A Lesson in Vengeance(10)
For a second we both stand there staring at each other. I remember Clara’s pale hands in the darkness: snip, snip.
“Where’s everyone else?” I ask.
“Still at Boleyn, as far as I know. I came back alone.”
I struggle to imagine any of those girls letting Ellis Haley go anywhere by herself. You must’ve had to peel them off like tiny well-dressed leeches.
I realize I’ve said that out loud, a beat after my mouth falls shut again.
Ellis laughs. It’s a sudden bright sound that breaks the silence like an egg, that fills the room. “I did tell them I was just going to freshen up,” she admits. Her eyes crinkle at the corners when she smiles. “Clara tried to come with me.”
“How fortunate you managed to escape.”
“By a hair,” Ellis says, pinching her fingers. “I made coffee, by the way. Would you like some?”
“It’s late for coffee, isn’t it?”
“It’s never too late for coffee.”
This whole night already feels bizarre, like the world viewed through a kaleidoscope. “Why not,” I say, and Ellis goes to retrieve a tray from the kitchen: the coffee in a silver pot that appears vaguely Moroccan, our own chipped teacups a little forlorn when adjacent.
Ellis pours two cups, sitting on the floor with both legs tucked beneath her. She hasn’t brought cream or sugar; apparently we’re both meant to drink our coffee black.
“Why were you here so early?” I ask her after she’s picked up her cup and taken her first sip. It’s a brash question—not the kind of conversation starter my mother would approve of—but it seems all my restraint was expelled with my vomit. “Most people aren’t so desperate to get back to school.”
“Only two weeks early, really,” Ellis says. “I needed a retreat. Time away from the world to work on my book. It’s peaceful here when everyone else is gone.”
I’m surprised the administration let her stay.
Or, actually, maybe I’m not. The publicity—Ellis Haley’s sophomore novel, written in seclusion on the campus of Dalloway School—would be worth the extra cost of sustaining a single student for two weeks. Dalloway can align itself with the Villa Diodati, with Walden.
I’m not sure what my mother had to do to convince Dalloway to let me arrive four days early, but I imagine it required more than mere asking.

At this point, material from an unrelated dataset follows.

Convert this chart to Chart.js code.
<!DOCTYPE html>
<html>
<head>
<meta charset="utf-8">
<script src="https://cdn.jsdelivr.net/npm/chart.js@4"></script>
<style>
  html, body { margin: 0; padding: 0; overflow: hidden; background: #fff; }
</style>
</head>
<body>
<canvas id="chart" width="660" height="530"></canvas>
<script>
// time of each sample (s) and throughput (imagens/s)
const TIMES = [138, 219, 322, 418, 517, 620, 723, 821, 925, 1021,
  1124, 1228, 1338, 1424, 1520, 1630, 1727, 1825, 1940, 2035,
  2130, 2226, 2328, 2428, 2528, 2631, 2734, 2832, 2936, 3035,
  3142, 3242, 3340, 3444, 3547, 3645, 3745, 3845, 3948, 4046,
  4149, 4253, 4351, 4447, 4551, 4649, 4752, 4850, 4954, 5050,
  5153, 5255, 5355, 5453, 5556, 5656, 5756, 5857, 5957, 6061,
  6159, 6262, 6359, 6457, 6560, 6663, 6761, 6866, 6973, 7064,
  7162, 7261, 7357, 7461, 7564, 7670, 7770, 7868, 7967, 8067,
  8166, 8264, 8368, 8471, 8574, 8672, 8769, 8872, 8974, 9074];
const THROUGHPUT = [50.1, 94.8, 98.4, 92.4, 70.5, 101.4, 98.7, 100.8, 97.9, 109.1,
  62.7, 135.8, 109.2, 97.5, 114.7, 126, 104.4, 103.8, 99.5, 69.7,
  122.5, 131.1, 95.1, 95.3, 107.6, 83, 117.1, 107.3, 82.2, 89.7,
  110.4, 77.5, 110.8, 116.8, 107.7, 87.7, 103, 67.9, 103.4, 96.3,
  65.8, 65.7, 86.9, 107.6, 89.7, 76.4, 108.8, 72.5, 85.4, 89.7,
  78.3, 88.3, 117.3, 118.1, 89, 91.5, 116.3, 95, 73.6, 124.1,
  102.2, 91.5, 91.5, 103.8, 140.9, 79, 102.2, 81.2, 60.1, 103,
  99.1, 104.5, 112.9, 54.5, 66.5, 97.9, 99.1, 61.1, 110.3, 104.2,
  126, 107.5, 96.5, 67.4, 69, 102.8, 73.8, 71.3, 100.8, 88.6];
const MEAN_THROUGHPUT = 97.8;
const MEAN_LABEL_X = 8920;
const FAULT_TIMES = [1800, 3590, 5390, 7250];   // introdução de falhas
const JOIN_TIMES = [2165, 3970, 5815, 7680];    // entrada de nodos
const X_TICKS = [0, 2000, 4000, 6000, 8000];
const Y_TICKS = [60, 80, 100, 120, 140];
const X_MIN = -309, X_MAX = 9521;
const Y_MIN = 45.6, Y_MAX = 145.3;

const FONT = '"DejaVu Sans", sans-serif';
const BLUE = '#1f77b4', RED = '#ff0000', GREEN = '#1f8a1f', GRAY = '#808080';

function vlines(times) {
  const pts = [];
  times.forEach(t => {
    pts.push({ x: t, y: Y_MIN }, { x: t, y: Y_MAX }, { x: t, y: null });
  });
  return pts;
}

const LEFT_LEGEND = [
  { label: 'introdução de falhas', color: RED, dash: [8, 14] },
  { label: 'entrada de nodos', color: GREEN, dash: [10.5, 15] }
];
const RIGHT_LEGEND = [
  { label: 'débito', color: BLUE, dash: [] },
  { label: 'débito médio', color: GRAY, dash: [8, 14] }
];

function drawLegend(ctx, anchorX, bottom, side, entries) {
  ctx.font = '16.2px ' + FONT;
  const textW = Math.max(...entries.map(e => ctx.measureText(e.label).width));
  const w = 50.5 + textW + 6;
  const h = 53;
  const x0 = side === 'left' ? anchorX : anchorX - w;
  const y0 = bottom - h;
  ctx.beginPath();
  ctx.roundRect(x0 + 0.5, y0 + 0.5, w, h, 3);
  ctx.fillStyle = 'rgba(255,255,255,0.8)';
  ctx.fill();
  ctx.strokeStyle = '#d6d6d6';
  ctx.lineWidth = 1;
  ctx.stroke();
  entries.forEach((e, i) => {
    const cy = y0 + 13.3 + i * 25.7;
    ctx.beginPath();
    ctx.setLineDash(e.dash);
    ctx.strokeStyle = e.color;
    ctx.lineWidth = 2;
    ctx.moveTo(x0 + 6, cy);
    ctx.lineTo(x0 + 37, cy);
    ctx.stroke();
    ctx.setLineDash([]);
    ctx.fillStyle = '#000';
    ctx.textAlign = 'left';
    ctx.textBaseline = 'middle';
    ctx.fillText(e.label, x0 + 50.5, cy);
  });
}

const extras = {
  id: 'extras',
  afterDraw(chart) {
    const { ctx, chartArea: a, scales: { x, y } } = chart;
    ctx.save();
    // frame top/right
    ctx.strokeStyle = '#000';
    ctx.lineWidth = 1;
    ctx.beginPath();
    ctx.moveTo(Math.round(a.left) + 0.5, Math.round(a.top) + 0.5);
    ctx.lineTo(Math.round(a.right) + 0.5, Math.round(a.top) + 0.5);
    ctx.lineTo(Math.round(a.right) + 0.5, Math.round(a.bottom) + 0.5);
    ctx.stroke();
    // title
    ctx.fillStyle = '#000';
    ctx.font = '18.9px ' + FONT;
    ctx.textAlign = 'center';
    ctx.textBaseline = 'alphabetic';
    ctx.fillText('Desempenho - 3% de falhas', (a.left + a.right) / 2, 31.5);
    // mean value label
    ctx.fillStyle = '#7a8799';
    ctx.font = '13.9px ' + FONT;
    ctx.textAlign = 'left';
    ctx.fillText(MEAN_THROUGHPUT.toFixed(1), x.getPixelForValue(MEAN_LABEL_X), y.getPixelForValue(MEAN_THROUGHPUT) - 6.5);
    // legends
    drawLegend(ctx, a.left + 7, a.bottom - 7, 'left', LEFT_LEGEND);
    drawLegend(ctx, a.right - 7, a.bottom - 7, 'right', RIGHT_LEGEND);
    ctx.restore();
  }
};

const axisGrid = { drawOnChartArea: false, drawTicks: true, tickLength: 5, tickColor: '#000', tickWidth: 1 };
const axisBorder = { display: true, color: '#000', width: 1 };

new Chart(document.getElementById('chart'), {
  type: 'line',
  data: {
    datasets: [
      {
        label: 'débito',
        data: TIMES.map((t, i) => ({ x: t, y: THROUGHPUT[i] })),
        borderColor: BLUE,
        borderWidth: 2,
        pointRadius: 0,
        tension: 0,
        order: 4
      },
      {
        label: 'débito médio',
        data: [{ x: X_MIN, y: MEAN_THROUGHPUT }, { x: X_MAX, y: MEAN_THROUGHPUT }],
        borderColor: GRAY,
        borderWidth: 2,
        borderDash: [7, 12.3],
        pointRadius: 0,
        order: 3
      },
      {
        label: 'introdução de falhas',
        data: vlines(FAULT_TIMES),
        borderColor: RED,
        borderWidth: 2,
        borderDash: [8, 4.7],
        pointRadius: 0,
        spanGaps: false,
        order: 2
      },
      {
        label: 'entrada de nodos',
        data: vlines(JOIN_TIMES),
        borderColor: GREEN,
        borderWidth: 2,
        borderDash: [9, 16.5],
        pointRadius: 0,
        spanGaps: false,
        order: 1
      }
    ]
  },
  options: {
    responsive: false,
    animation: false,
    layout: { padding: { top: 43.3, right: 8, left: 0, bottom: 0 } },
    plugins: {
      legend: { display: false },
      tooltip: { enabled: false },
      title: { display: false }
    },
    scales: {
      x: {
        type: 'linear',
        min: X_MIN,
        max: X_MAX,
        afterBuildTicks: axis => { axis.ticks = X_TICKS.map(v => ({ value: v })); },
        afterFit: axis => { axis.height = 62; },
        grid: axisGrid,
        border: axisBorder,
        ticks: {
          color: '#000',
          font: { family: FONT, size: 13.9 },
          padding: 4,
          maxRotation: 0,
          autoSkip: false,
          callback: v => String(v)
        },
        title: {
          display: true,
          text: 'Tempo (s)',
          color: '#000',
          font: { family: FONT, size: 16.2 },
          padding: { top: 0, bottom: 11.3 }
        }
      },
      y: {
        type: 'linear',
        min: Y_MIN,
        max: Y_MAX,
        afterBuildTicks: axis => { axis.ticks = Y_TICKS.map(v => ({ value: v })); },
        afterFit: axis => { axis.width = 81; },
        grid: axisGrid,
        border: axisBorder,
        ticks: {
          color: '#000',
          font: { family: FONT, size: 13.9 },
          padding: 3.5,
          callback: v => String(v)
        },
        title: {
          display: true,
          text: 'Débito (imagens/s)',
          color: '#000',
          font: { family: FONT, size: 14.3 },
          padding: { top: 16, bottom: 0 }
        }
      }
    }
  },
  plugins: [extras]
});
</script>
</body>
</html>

“What are you writing now?”
Ellis lowers her cup, gazing down at the black surface of her coffee for a moment as if she’ll find inspiration there. “It’s a character study,” she says. “I want to explore the gradations of human morality: how indifference can slide into evil, what drives a person toward murder. And I want to interrogate the concept of the psychopath: whether villainy exists in that truest form or if it’s simply a manifestation of some human drive that lurks in all of us.”
It’s chilly in this room; I hold my coffee between both hands, trying to borrow its warmth. “And what will you conclude?”

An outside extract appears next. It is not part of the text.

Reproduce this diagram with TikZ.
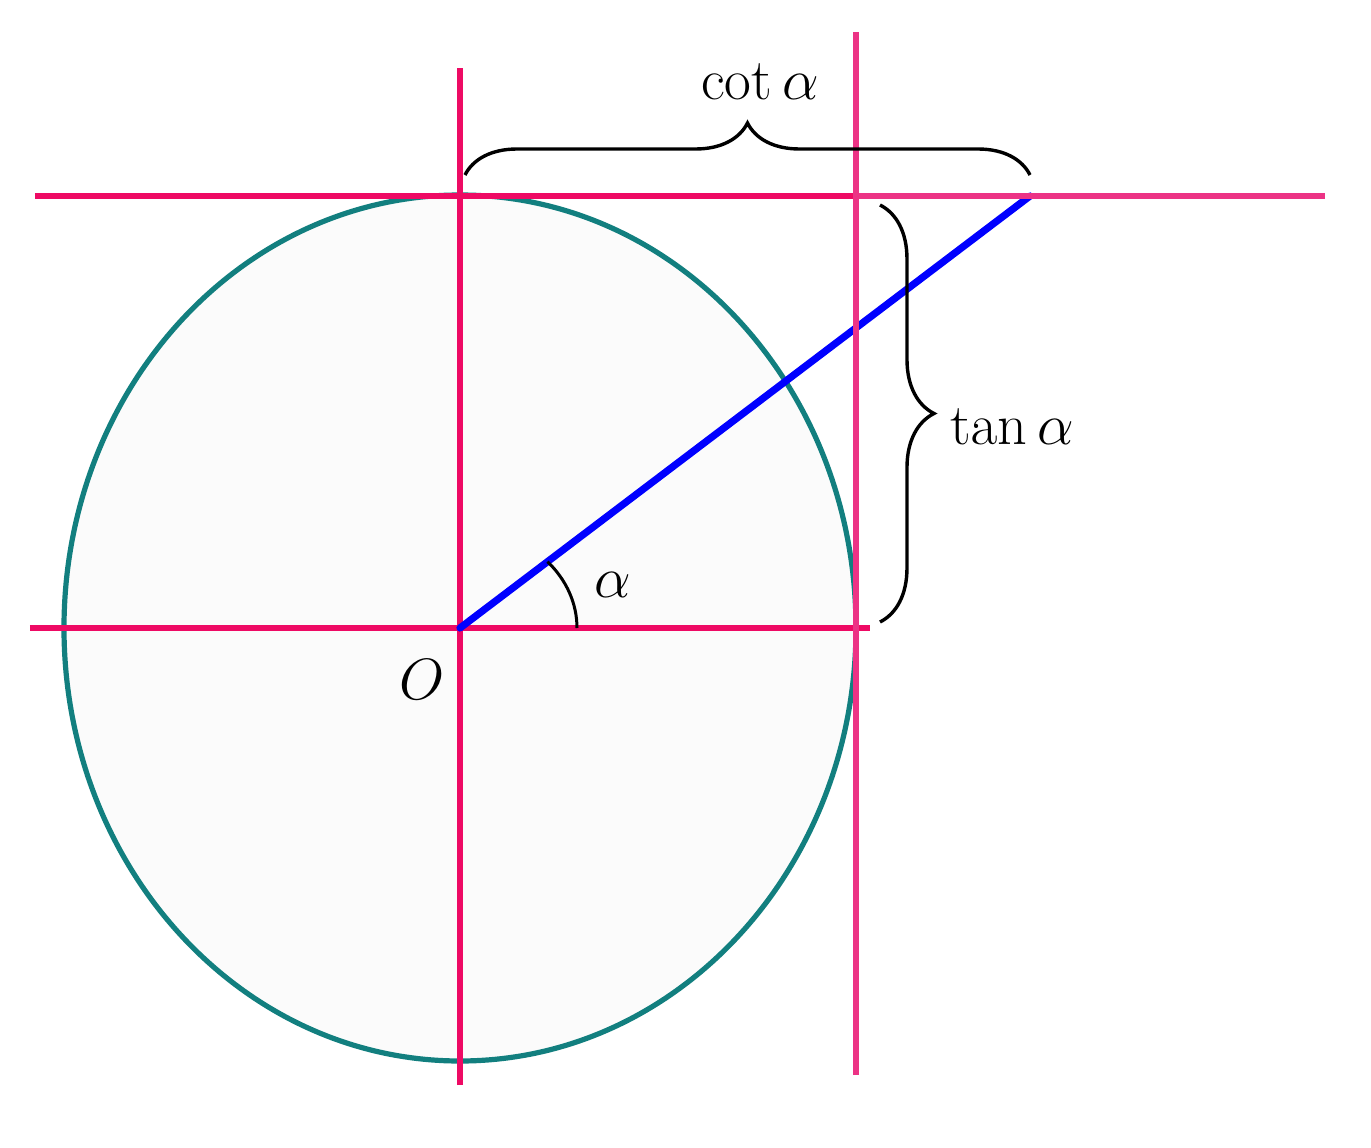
\documentclass[tikz,border=0pt]{standalone}
\usetikzlibrary{decorations.pathreplacing}

\definecolor{axisred}{HTML}{EE0A64}
\definecolor{tanpink}{HTML}{EC3385}
\definecolor{circleteal}{HTML}{127F7F}

\newcommand*\pxunit{0.5pt}
\newcommand*\rx{396}
\newcommand*\ry{433}
\tikzset{
    axisline/.style={draw=axisred, line width=2.6pt},
    tangentline/.style={draw=tanpink, line width=2.6pt},
    radiusline/.style={draw=blue, line width=3.6pt, line cap=round},
    curly/.style={decorate, decoration={brace, amplitude=#1}, line width=1.7pt},
    mathtext/.style={font=\Huge, scale=1.17, inner sep=0pt}
}

\begin{document}
\begin{tikzpicture}[x=\pxunit,y=\pxunit]

    % Fix the margins of the figure.
    \useasboundingbox (-460,-519) rectangle (911,628);

    % Some points.
    \coordinate (O) at (0,0);
    \coordinate (T) at (570,432);
    \coordinate (xl) at (-430,0);
    \coordinate (xr) at (410,0);
    \coordinate (yt) at (0,560);
    \coordinate (yb) at (0,-457);
    \coordinate (tl) at (-425,432);
    \coordinate (tm) at (\rx,432);
    \coordinate (tr) at (865,432);
    \coordinate (vt) at (\rx,596);
    \coordinate (vb) at (\rx,-447);

    % The circle.
    \draw[circleteal, line width=2.6pt, fill=black!1.5] (O) ellipse [x radius=\rx, y radius=\ry];

    % Draw the axes.
    \draw[axisline] (xl) -- (xr);
    \draw[axisline] (yb) -- (yt);

    % The radius and its angle.
    \draw[radiusline] (O) -- (T);
    \draw[line width=1.5pt] (117,0) arc[start angle=0, end angle=41.6, x radius=117, y radius=100];

    % Draw the tangent lines.
    \draw[axisline] (tl) -- (tm);
    \draw[tangentline] (tm) -- (tr);
    \draw[tangentline] (vb) -- (vt);

    % Braces.
    \draw[curly=26pt] (5,453) -- (570,453);
    \draw[curly=27pt] (420,423) -- (420,6);

    % Labels.
    \node[mathtext] (cot) at (300,546) {$\cot\alpha$};
    \node[mathtext] (tan) at (552,201) {$\tan\alpha$};
    \node[mathtext] (alpha) at (153,43) {$\alpha$};
    \node[mathtext] (origin) at (-38,-52) {$O$};

\end{tikzpicture}
\end{document}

“I don’t know yet. That’s what I’m trying to figure out.” Ellis traces her finger along the circumference of her cup. “Although I suppose in some ways I don’t need to speculate. The deaths in the story are inspired by the Dalloway Five.”

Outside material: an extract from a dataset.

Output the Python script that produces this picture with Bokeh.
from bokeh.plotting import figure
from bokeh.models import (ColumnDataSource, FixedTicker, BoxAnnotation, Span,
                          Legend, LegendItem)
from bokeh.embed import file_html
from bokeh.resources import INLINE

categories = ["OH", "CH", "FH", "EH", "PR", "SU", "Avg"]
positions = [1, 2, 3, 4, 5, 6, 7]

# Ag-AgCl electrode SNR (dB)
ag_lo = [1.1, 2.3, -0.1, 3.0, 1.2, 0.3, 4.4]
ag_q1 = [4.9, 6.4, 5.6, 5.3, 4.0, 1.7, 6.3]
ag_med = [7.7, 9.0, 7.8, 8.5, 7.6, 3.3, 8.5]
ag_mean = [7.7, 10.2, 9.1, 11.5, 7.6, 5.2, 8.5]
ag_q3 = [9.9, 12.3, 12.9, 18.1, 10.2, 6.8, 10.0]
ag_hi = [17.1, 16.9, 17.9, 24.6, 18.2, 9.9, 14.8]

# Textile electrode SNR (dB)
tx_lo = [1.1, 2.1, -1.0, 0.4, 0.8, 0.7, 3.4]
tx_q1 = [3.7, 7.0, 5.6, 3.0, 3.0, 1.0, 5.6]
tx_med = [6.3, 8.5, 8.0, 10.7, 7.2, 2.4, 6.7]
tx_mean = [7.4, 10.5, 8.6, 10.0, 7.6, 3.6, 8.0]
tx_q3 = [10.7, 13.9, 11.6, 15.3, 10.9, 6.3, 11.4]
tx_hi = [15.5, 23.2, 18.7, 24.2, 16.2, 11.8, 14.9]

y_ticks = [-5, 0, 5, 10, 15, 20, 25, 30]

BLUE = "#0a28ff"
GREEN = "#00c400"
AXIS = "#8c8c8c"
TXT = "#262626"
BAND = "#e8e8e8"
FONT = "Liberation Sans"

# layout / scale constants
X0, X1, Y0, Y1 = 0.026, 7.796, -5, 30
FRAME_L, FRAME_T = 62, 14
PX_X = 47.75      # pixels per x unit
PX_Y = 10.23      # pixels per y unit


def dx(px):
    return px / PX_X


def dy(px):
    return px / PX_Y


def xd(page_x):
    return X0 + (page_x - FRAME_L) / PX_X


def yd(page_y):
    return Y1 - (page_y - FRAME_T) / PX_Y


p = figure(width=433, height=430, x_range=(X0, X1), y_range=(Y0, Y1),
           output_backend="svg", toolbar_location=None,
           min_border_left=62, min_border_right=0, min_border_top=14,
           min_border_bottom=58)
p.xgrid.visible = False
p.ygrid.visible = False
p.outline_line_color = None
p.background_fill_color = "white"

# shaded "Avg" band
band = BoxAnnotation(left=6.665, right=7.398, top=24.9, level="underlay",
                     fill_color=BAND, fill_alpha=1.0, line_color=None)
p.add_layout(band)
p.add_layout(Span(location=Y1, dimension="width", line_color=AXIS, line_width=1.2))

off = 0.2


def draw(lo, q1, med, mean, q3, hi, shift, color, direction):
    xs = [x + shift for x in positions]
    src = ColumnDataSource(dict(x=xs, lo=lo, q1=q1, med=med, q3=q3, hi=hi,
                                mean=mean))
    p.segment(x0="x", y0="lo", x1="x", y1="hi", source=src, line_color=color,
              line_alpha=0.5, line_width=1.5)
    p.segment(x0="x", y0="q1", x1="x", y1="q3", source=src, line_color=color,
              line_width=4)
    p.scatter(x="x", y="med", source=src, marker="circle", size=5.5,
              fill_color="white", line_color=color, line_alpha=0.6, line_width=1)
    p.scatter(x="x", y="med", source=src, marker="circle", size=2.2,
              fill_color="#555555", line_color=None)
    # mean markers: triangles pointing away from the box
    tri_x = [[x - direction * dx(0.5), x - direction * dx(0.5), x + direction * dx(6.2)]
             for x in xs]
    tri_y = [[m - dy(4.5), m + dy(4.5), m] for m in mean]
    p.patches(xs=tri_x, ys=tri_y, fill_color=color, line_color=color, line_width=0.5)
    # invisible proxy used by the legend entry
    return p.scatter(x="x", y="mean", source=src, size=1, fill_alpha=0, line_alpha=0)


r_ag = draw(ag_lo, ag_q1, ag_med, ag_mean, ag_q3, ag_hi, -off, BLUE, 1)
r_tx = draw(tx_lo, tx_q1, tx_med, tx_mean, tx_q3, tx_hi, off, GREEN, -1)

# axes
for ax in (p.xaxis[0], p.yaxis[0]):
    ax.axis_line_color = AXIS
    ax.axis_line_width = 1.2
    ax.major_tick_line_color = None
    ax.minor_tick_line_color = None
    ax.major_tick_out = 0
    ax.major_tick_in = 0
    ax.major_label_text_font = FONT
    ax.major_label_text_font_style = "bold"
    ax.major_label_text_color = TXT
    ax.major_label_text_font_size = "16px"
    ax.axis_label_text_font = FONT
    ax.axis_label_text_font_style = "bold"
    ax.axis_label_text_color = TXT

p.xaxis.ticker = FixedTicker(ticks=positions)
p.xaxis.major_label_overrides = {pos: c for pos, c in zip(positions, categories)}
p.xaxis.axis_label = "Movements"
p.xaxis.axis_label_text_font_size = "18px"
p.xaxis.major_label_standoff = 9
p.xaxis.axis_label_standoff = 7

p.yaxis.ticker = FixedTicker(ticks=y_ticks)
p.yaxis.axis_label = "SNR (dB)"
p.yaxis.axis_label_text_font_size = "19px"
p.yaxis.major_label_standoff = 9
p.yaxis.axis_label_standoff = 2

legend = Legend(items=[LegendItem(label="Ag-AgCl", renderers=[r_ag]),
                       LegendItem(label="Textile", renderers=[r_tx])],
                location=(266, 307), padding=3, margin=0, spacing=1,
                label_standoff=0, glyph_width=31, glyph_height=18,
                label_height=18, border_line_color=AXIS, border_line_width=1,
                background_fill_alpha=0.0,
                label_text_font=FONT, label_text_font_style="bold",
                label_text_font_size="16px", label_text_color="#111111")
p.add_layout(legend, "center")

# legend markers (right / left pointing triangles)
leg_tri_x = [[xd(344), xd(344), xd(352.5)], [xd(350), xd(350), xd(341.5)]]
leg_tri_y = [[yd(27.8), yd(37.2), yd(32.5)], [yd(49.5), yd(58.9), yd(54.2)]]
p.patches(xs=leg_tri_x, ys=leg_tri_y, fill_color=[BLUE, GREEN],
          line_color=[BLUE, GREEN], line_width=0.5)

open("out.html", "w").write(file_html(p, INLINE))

The Dalloway Five, again. No matter what I do, it seems like I can’t escape them. I left for almost an entire year—I spent nearly a year away from this place, in my own brand of seclusion, but as soon as I come back, there are ghosts at my heels and stories of dead witches on everyone’s tongue.
I don’t recall people being nearly so interested in Dalloway’s history last year. If anything, I felt self-conscious of my thesis subject; discussing it always earned me scrunched noses and twisted mouths.
“What do you mean?”
“I’m writing about them,” Ellis says. “Well, about Margery Lemont specifically. The story is from multiple perspectives, but ultimately questions whether Margery was really a witch, as her accusers claimed, or whether accusations of witchcraft merely reflected a pathologization of female anger.”
I don’t know how to respond to that. My mouth is dry; my tongue sticks to my palate like old gum.
“So of course I had to transfer here, to Dalloway. There’s nowhere else to write this kind of story, is there?”
I suppose there isn’t. Even so, a part of me wants to warn her not to get too close. Margery Lemont has a way of sucking you in and refusing to let go. I wonder if Alex’s ghost is watching us right now, her dead gaze drinking in this scene. Judging.
“Well, good luck,” I offer.
Ellis smiles at me, right as her lips close around the rim of her cup, is still smiling as she takes another sip. “And you? What’s your senior thesis?”
For a moment, last year’s answer perches on my lips. Ellis waits in patient silence while I struggle to swallow it down.
“I don’t know yet.”
I can barely stand to exist in this place anymore. Dalloway might be in my blood and bones, but as much as I was unable to stay away, Dalloway’s history—and mine—hangs over the campus like a heavy fog. I wonder if Ellis feels it. If Ellis is scared of it, or if she hopes a shadow of that evil will seep up from the ground and infect her, the way it infected Margery Lemont.